On 24.01.2013 19:44, Simon Riggs wrote:
On 24 January 2013 16:52, Heikki Linnakangas<hlinnakan...@vmware.com>  wrote:
I may be missing something, but it looks like after a "fast" promotion, you
don't request a new checkpoint. So it can take quite a while for the next
checkpoint to be triggered by checkpoint_timeout/segments. That shouldn't be
a problem, but I feel that it'd be prudent to request a new checkpoint
immediately (not necessarily an "immediate" checkpoint, though).

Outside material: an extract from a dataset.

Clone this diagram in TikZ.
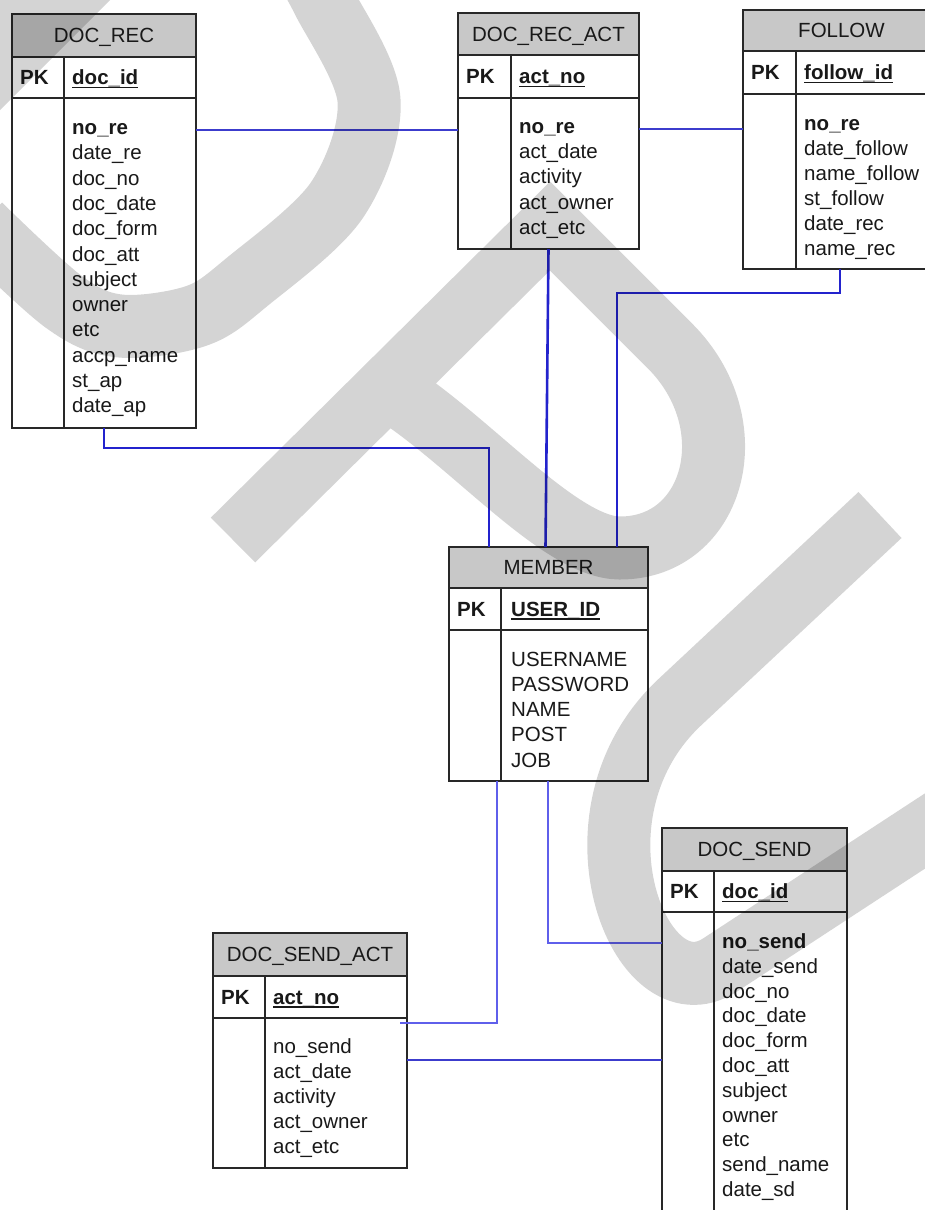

I thought of that and there is a long comment to explain why I didn't.

Two problems:

1) an immediate checkpoint can cause a disk/resource usage spike,
which is definitely not what you need just when a spike of connections
and new SQL hits the system.

It doesn't need to be an "immediate" checkpoint, ie. you don't need to rush through it with checkpoint_completion_target=0. I think you should initiate a regular, slow, checkpoint, right after writing the end-of-recovery record. It can take some time for it to finish, which is ok.

There's no hard correctness reason here for any particular behavior, I just feel that that would make most sense. It seems prudent to initiate a checkpoint right after timeline switch, so that you get a new checkpoint on the new timeline fairly soon - it could take up to checkpoint_timeout otherwise, but there's no terrible rush to finish it ASAP.